■ **WHAT THE TASK ASKS**:
Images are not part of the copy; transcribe all the data exactly.
────────
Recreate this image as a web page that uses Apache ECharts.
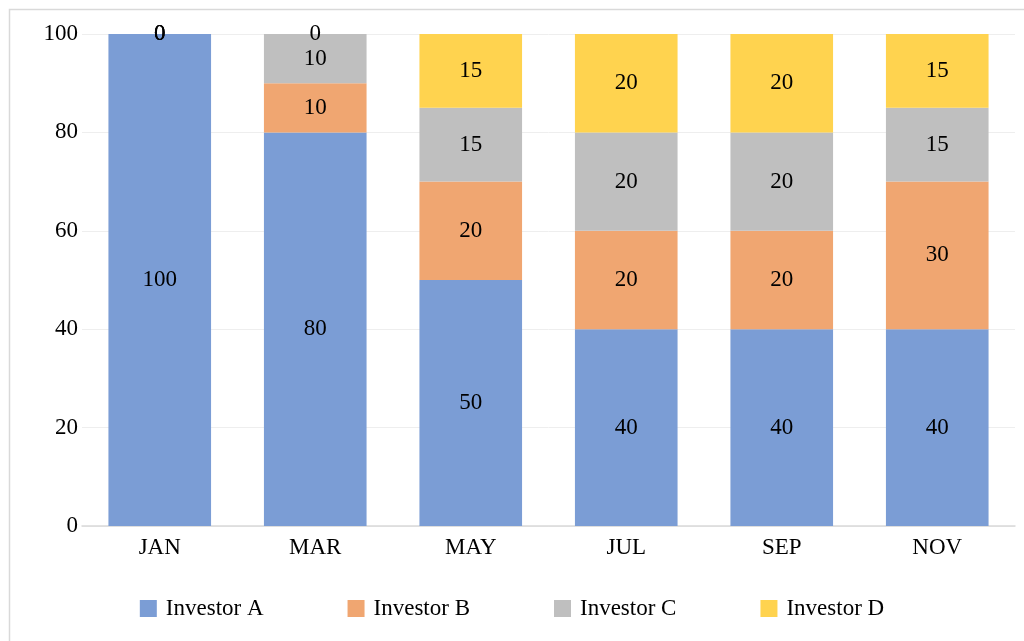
<!DOCTYPE html>
<html><head><meta charset="utf-8">
<script src="https://cdn.jsdelivr.net/npm/echarts@6/dist/echarts.min.js"></script>
<style>html,body{margin:0;padding:0;background:#fff}#c{width:1024px;height:641px}</style>
</head><body><div id="c"></div>
<script>
const categories = ['JAN','MAR','MAY','JUL','SEP','NOV'];
const investorA = [100, 80, 50, 40, 40, 40];
const investorB = [0, 10, 20, 20, 20, 30];
const investorC = [0, 10, 15, 20, 20, 15];
const investorD = [0, 0, 15, 20, 20, 15];
const seriesNames = ['Investor A','Investor B','Investor C','Investor D'];
const colors = ['#7b9dd5','#f0a671','#bfbfbf','#ffd34f'];
const font = '"Liberation Serif","Times New Roman",serif';

const chart = echarts.init(document.getElementById('c'), null, {renderer:'canvas'});
const mk = (name, data, color) => ({
  name, type:'bar', stack:'total', data, barWidth:'66%',
  itemStyle:{color},
  label:{show:true, position:'inside', color:'#000', fontFamily:font, fontSize:23},
  emphasis:{disabled:true}
});
chart.setOption({
  animation:false,
  textStyle:{fontFamily:font},
  graphic:[{type:'rect', left:7, top:7, shape:{width:1040, height:660}, style:{fill:'none', stroke:'#d9d9d9', lineWidth:1.5}, silent:true}],
  grid:{left:82, right:9, top:34, bottom:115},
  legend:{bottom:16, left:'center', itemWidth:17, itemHeight:17, itemGap:84, icon:'rect',
    textStyle:{fontFamily:font, fontSize:23, color:'#000', padding:[0,0,0,4]}, data:seriesNames},
  xAxis:{type:'category', data:categories,
    axisLine:{lineStyle:{color:'#d9d9d9', width:1.5}}, axisTick:{show:false},
    axisLabel:{fontFamily:font, fontSize:23, color:'#000', margin:10}},
  yAxis:{type:'value', min:0, max:100, interval:20,
    axisLine:{show:false}, axisTick:{show:false},
    splitLine:{lineStyle:{color:'#eeeeee', width:1}},
    axisLabel:{fontFamily:font, fontSize:23, color:'#000', margin:4}},
  series:[mk(seriesNames[0], investorA, colors[0]), mk(seriesNames[1], investorB, colors[1]),
          mk(seriesNames[2], investorC, colors[2]), mk(seriesNames[3], investorD, colors[3])]
});
</script></body></html>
────────
■ **ANSWER TO THIS PROBLEM**:
Recreate this image as a web page that uses Apache ECharts.
<!DOCTYPE html>
<html><head><meta charset="utf-8">
<script src="https://cdn.jsdelivr.net/npm/echarts@6/dist/echarts.min.js"></script>
<style>html,body{margin:0;padding:0;background:#fff}#c{width:1024px;height:641px}</style>
</head><body><div id="c"></div>
<script>
const categories = ['JAN','MAR','MAY','JUL','SEP','NOV'];
const investorA = [100, 80, 50, 40, 40, 40];
const investorB = [0, 10, 20, 20, 20, 30];
const investorC = [0, 10, 15, 20, 20, 15];
const investorD = [0, 0, 15, 20, 20, 15];
const seriesNames = ['Investor A','Investor B','Investor C','Investor D'];
const colors = ['#7b9dd5','#f0a671','#bfbfbf','#ffd34f'];
const font = '"Liberation Serif","Times New Roman",serif';

const chart = echarts.init(document.getElementById('c'), null, {renderer:'canvas'});
const mk = (name, data, color) => ({
  name, type:'bar', stack:'total', data, barWidth:'66%',
  itemStyle:{color},
  label:{show:true, position:'inside', color:'#000', fontFamily:font, fontSize:23},
  emphasis:{disabled:true}
});
chart.setOption({
  animation:false,
  textStyle:{fontFamily:font},
  graphic:[{type:'rect', left:7, top:7, shape:{width:1040, height:660}, style:{fill:'none', stroke:'#d9d9d9', lineWidth:1.5}, silent:true}],
  grid:{left:82, right:9, top:34, bottom:115},
  legend:{bottom:16, left:'center', itemWidth:17, itemHeight:17, itemGap:84, icon:'rect',
    textStyle:{fontFamily:font, fontSize:23, color:'#000', padding:[0,0,0,4]}, data:seriesNames},
  xAxis:{type:'category', data:categories,
    axisLine:{lineStyle:{color:'#d9d9d9', width:1.5}}, axisTick:{show:false},
    axisLabel:{fontFamily:font, fontSize:23, color:'#000', margin:10}},
  yAxis:{type:'value', min:0, max:100, interval:20,
    axisLine:{show:false}, axisTick:{show:false},
    splitLine:{lineStyle:{color:'#eeeeee', width:1}},
    axisLabel:{fontFamily:font, fontSize:23, color:'#000', margin:4}},
  series:[mk(seriesNames[0], investorA, colors[0]), mk(seriesNames[1], investorB, colors[1]),
          mk(seriesNames[2], investorC, colors[2]), mk(seriesNames[3], investorD, colors[3])]
});
</script></body></html>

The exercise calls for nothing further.